Over-the-Counter (OTC) Market: A Decentralized Market

A comprehensive explanation of the Over-the-Counter (OTC) Market, where securities not listed on major exchanges are traded directly between participants in a decentralized manner.

The Over-the-Counter (OTC) Market is a decentralized marketplace where participants trade securities directly with each other without the involvement of a centralized exchange. This market is vital for the trading of instruments that are not listed on major exchanges, including bonds, derivatives, and certain equities.

What Is the OTC Market?

Definition

The Over-the-Counter (OTC) Market encompasses trading that occurs directly between parties (such as individuals, financial institutions, and brokers) without a centralized exchange. This type of market is used primarily for securities not listed on formal exchanges like the New York Stock Exchange (NYSE) or NASDAQ.

Characteristics of the OTC Market

  • Decentralization: Transactions occur across a network of dealers instead of centralized exchanges.
  • Direct Trading: Buyers and sellers trade securities directly without the intervention of an exchange.
  • Variety of Instruments: Products traded include bonds, derivatives, and certain unlisted stocks.
  • Liquidity: Often, the OTC market offers less liquidity compared to exchange-traded markets.

Types of OTC Markets

  • OTC Bulletin Board (OTCBB): A regulated electronic system providing current quotes and trading information for OTC securities.
  • Pink Sheets: A private company that provides pricing information for OTC securities but is less regulated compared to OTCBB.
  • OTC Link: An SEC-registered Alternative Trading System (ATS) that links broker-dealers to facilitate trades.

Historical Context

The OTC Market evolved significantly with the advent of telecommunication systems which allowed dealers to trade remotely, expanding the market’s reach. Historically, it provided a platform for smaller and often riskier securities that were not qualified for major exchanges.

Special Considerations

Risks

  • Liquidity Risk: Lower liquidity can lead to higher price volatility.
  • Counterparty Risk: The direct trading nature increases the risk if one party defaults.
  • Lack of Transparency: Less stringent reporting requirements can result in inadequate information for investors.

Regulatory Aspects

The OTC market is regulated by the Financial Industry Regulatory Authority (FINRA) in the United States, ensuring some level of oversight and investor protection.

Examples of OTC Trading

  • Corporate Bonds: Often traded OTC due to infrequent trades.
  • Derivatives: Instruments like swaps and forwards typically trade OTC.
  • ADR (American Depository Receipts): Some ADRs trade OTC, representing foreign shares.

Applicability

The OTC market is crucial for:

  • Small Companies: Offering an alternative for raising capital without meeting stringent exchange listing requirements.
  • Investors: Providing access to a diverse range of investment products.

Comparisons

OTC vs.
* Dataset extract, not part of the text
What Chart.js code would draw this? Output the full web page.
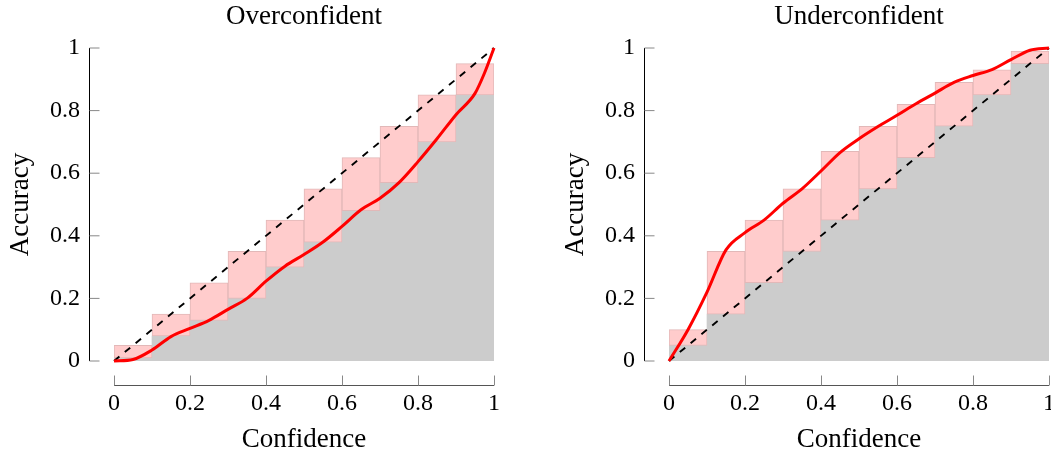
<!DOCTYPE html>
<html><head><meta charset="utf-8">
<script src="https://cdn.jsdelivr.net/npm/chart.js@4.4.0/dist/chart.umd.min.js"></script>
<style>
html,body{margin:0;padding:0;background:#fff;overflow:hidden;width:1051px;height:457px;position:relative;}
canvas{position:absolute;top:0;}
#c1{left:0}
#c2{left:555px}
</style></head><body>
<canvas id="c1" width="525" height="457"></canvas>
<canvas id="c2" width="525" height="457"></canvas>
<script>
// ---- data ----
const panelTitles = ['Overconfident', 'Underconfident'];
const binCenters = [0.05, 0.15, 0.25, 0.35, 0.45, 0.55, 0.65, 0.75, 0.85, 0.95];
const overconfidentAccuracy = [0.01, 0.08, 0.13, 0.20, 0.30, 0.38, 0.48, 0.57, 0.70, 0.85];
const underconfidentAccuracy = [0.10, 0.35, 0.45, 0.55, 0.67, 0.75, 0.82, 0.89, 0.93, 0.99];
const overCurveX = [0, 0.05, 0.1, 0.15, 0.2, 0.25, 0.3, 0.35, 0.4, 0.45, 0.5, 0.55, 0.6, 0.65, 0.7, 0.75, 0.8, 0.85, 0.9, 0.95, 0.975, 1];
const overCurveY = [0, 0.005, 0.035, 0.078, 0.104, 0.13, 0.165, 0.2, 0.255, 0.303, 0.34, 0.38, 0.43, 0.483, 0.52, 0.57, 0.637, 0.71, 0.787, 0.855, 0.92, 1];
const underCurveX = [0, 0.05, 0.1, 0.15, 0.2, 0.25, 0.3, 0.35, 0.4, 0.45, 0.5, 0.55, 0.6, 0.65, 0.7, 0.75, 0.8, 0.85, 0.9, 0.95, 1];
const underCurveY = [0, 0.10, 0.22, 0.355, 0.41, 0.45, 0.504, 0.55, 0.607, 0.666, 0.71, 0.749, 0.785, 0.822, 0.856, 0.89, 0.912, 0.931, 0.963, 0.993, 1];
const diagonalX = [0, 1];
const diagonalY = [0, 1];
const tickValues = [0, 0.2, 0.4, 0.6, 0.8, 1];
const xLabel = 'Confidence';
const yLabel = 'Accuracy';

const FONT = "'Liberation Serif', 'DejaVu Serif', serif";

const axesPlugin = {
  id: 'tuftAxes',
  afterDraw(chart) {
    const {ctx} = chart;
    const xs = chart.scales.x, ys = chart.scales.y;
    const x0 = xs.getPixelForValue(0), x1 = xs.getPixelForValue(1);
    const y0 = ys.getPixelForValue(0), y1 = ys.getPixelForValue(1);
    const axX = Math.round(x0 - 24) - 0.5;
    const axY = Math.round(y0 + 24) + 0.5;
    ctx.save();
    ctx.lineWidth = 1;
    // y axis line
    ctx.strokeStyle = '#000';
    ctx.beginPath(); ctx.moveTo(axX, y1); ctx.lineTo(axX, y0); ctx.stroke();
    // x axis line
    ctx.strokeStyle = '#555';
    ctx.beginPath(); ctx.moveTo(x0, axY); ctx.lineTo(x1, axY); ctx.stroke();
    // ticks
    ctx.strokeStyle = '#888';
    ctx.beginPath();
    ys.ticks.forEach(t => {
      const p = ys.getPixelForValue(t.value);
      ctx.moveTo(axX, p); ctx.lineTo(axX + 10, p);
    });
    xs.ticks.forEach(t => {
      const p = Math.round(xs.getPixelForValue(t.value)) + 0.5;
      ctx.moveTo(p, axY); ctx.lineTo(p, axY - 10);
    });
    ctx.stroke();
    ctx.restore();
  }
};

function makeChart(id, title, accuracy, curveX, curveY) {
  const gray = binCenters.map((c, i) => ({x: c, y: [0, Math.min(c, accuracy[i])]}));
  const gap = binCenters.map((c, i) => ({x: c, y: [Math.min(c, accuracy[i]), Math.max(c, accuracy[i])]}));
  const curve = curveX.map((x, i) => ({x, y: curveY[i]}));
  const diag = diagonalX.map((x, i) => ({x, y: diagonalY[i]}));
  const fmt = v => String(Math.round(v * 10) / 10);
  return new Chart(document.getElementById(id), {
    type: 'bar',
    data: {
      datasets: [
        {type: 'line', data: curve, borderColor: '#ff0000', borderWidth: 3, pointRadius: 0,
         cubicInterpolationMode: 'monotone', fill: false, clip: false, order: 1},
        {type: 'line', data: diag, borderColor: '#000', borderWidth: 1.9, borderDash: [7, 7],
         pointRadius: 0, fill: false, clip: false, order: 2},
        {type: 'bar', data: gap, backgroundColor: '#ffcccc', borderColor: '#e2b8b8', borderWidth: 1,
         borderSkipped: false, grouped: false, barPercentage: 1, categoryPercentage: 1, order: 3},
        {type: 'bar', data: gray, backgroundColor: '#cccccc', borderWidth: 0,
         grouped: false, barPercentage: 1, categoryPercentage: 1, order: 4}
      ]
    },
    options: {
      responsive: false,
      animation: false,
      devicePixelRatio: 1,
      layout: {padding: {left: 0, right: 31, top: 0, bottom: 0}},
      plugins: {
        legend: {display: false},
        tooltip: {enabled: false},
        title: {display: true, text: title, fullSize: false, color: '#000',
                font: {family: FONT, size: 27, weight: 'normal'}, padding: {top: 1, bottom: 14.6}}
      },
      scales: {
        x: {
          type: 'linear', min: 0, max: 1, offset: false,
          grid: {display: false, drawTicks: true, tickLength: 26, offset: false}, border: {display: false},
          ticks: {color: '#000', font: {family: FONT, size: 24}, padding: 2, callback: fmt, maxRotation: 0},
          title: {display: true, text: xLabel, color: '#000', font: {family: FONT, size: 27}, padding: {top: 0, bottom: 1}},
          afterBuildTicks(s) { s.ticks = tickValues.map(v => ({value: v})); },
          afterFit(s) { s.height = 96; }
        },
        y: {
          type: 'linear', min: 0, max: 1,
          grid: {display: false, drawTicks: true, tickLength: 32}, border: {display: false},
          ticks: {color: '#000', font: {family: FONT, size: 24}, padding: 2, callback: fmt},
          title: {display: true, text: yLabel, color: '#000', font: {family: FONT, size: 27}, padding: {top: 5, bottom: 0}},
          afterBuildTicks(s) { s.ticks = tickValues.map(v => ({value: v})); },
          afterFit(s) { s.width = 114; }
        }
      }
    },
    plugins: [axesPlugin]
  });
}

makeChart('c1', panelTitles[0], overconfidentAccuracy, overCurveX, overCurveY);
makeChart('c2', panelTitles[1], underconfidentAccuracy, underCurveX, underCurveY);
</script>
</body></html>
Exchange-Traded Markets

Feature OTC Market Exchange-Traded Market
Trading Venue Decentralized Centralized Exchange
Regulatory Oversight Less stringent Highly regulated
Liquidity Generally lower Higher
Transparency Lower High
Instruments Bonds, derivatives, certain equities Stocks, options, commodities
  • Broker-Dealer: An entity that trades securities for its account or on behalf of customers.
  • Market Maker: A firm or individual providing liquidity by being ready to buy and sell a particular security.
  • Bid-Ask Spread: The difference between the highest price a buyer is willing to pay and the lowest price a seller is willing to accept in the market.

FAQs

What is traded in the OTC Market?

Primarily, it includes bonds, derivatives, and stocks not listed on major exchanges.

How is the OTC Market regulated?

In the U.S., it’s regulated by FINRA, which oversees the practices of broker-dealers and ensures some level of investor protection.

References

  1. Financial Industry Regulatory Authority (FINRA). “Over-The-Counter (OTC) Market.” Retrieved from FINRA website.
  2. Securities and Exchange Commission (SEC). “Over-The-Counter Trading.” Retrieved from SEC website.

Summary

The Over-the-Counter (OTC) Market is a decentralized platform enabling direct trading of securities between participants. It is essential for trading non-listed securities like certain bonds, derivatives, and unlisted stocks. While offering unique advantages, the OTC market comes with higher risks related to liquidity, counterparty, and transparency. Understanding the OTC market’s intricacies can aid investors in making informed decisions.